Former and much vilified deputy mayor Tim Ceis via his company CBE Strategic is making all sorts of money from Labor Unions to lobby on this ordinance.

Failed State House candidate and main man behind the Latte Tax John Burbank and his company EOI.

me
me
12 years ago

How many days do they get?

Less than 3?

smitty
12 years ago

good points -especially about how you might offer one thing but cut another (loss leader theory, in a sense). though you presume her investors wouldn’t have ponied-up at the beginning if this law had been discussed publicly -then (I see no reason why they wouldn’t have gone for it then – good PR and buzz is their whole thing, no?). The key being: she has a large team of INVESTORS, which a number of food biz’s don’t. If anything’s an advantage for Molly Moons, it’s that.
Her ‘competition’ (comfortfoodish sweet treats) in this town are doing just fine, btw (full tilt ice cream, High five pie, cupcake royale, top pot, trophy, mightyO, old school custard, peaks, bottega, et al). It isn’t as if , if this ‘sicktime law’ passes, that ALL of these businesses won’t have to apply the law equally.

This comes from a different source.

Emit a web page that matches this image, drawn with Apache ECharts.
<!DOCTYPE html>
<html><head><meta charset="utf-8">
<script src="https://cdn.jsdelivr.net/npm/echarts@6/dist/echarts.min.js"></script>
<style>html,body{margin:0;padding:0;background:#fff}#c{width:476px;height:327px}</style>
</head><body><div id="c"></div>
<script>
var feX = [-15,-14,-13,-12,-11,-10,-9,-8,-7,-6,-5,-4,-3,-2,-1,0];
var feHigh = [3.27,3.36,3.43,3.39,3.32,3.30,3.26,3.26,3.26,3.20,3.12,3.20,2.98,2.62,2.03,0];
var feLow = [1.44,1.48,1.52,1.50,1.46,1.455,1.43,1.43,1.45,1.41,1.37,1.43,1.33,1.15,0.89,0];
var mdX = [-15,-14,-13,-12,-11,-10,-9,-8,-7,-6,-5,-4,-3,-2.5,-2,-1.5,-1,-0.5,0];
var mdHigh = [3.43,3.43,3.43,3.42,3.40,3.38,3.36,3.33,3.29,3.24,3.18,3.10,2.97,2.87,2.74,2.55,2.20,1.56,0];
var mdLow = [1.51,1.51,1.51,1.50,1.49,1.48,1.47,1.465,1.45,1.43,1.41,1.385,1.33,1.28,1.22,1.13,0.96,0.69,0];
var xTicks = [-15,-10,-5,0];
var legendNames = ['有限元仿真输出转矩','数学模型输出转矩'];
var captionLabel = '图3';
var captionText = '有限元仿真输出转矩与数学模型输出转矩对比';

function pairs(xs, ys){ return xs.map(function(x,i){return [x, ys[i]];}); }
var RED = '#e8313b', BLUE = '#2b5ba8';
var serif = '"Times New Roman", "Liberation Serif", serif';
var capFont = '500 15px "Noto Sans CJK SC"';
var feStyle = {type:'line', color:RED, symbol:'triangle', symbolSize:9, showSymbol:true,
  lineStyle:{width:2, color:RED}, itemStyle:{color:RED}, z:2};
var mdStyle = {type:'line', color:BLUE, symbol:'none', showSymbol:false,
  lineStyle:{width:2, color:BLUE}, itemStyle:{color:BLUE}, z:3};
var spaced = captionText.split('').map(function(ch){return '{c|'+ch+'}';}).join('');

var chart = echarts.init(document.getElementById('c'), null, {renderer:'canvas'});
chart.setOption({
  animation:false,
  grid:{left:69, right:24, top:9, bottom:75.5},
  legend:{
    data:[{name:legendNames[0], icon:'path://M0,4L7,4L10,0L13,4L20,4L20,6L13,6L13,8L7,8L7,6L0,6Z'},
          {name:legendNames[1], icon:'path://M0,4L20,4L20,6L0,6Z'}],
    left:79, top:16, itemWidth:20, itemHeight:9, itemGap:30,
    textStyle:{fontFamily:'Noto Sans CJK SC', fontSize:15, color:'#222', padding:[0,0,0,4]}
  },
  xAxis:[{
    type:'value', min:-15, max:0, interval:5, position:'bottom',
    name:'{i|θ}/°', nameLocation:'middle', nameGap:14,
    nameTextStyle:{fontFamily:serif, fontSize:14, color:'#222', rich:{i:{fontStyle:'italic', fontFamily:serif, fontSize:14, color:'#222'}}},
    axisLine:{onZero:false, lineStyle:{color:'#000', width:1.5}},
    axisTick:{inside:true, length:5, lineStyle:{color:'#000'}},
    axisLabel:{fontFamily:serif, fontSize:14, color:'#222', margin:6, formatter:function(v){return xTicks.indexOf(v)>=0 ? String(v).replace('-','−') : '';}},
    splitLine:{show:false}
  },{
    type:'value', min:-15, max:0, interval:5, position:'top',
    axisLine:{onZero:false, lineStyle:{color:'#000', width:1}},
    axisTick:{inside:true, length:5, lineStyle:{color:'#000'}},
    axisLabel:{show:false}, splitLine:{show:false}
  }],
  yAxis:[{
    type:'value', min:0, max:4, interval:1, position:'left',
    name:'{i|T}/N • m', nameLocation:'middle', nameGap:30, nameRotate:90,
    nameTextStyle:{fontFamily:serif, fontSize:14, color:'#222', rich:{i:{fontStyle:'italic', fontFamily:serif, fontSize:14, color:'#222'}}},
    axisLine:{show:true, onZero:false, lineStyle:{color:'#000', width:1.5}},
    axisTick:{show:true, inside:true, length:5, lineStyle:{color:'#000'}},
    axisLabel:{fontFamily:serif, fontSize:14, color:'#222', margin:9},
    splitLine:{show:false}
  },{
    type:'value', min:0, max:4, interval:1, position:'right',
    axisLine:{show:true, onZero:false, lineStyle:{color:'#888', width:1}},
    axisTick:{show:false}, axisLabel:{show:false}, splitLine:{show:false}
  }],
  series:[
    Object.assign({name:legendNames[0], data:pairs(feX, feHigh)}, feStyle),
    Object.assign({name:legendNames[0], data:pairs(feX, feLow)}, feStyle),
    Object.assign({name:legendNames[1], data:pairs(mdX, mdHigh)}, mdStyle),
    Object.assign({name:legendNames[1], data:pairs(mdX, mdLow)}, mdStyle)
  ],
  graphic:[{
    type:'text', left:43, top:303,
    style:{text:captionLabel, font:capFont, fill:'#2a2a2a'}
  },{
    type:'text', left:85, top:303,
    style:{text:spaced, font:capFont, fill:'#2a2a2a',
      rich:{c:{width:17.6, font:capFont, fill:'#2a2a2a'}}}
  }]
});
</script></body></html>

So, again, I wonder on an economics basis -if we presume for a moment that the doomsaying is accurate- why US businesses didn’t close down in droves / new business numbers did not go down when the Family Medical Leave Act was made law… this law also forces businesses to grant time off, even time-off with no notice(not just pregnancy), it allows employees to take leave not only for themselves but for immediate family (sibs, parents, kids) as well, AND it guarantees the employee’s job is waiting for them when they return, even if they’re gone for 12 weeks (3 months!). A significant inconvenience for business operations, to be sure.
But all businesses (of a similar size) share the FMLA ‘burden’ as a law that applies to all – so, likewise, there’s no “unfair advantage” I can see to making this sicktime proposal a law.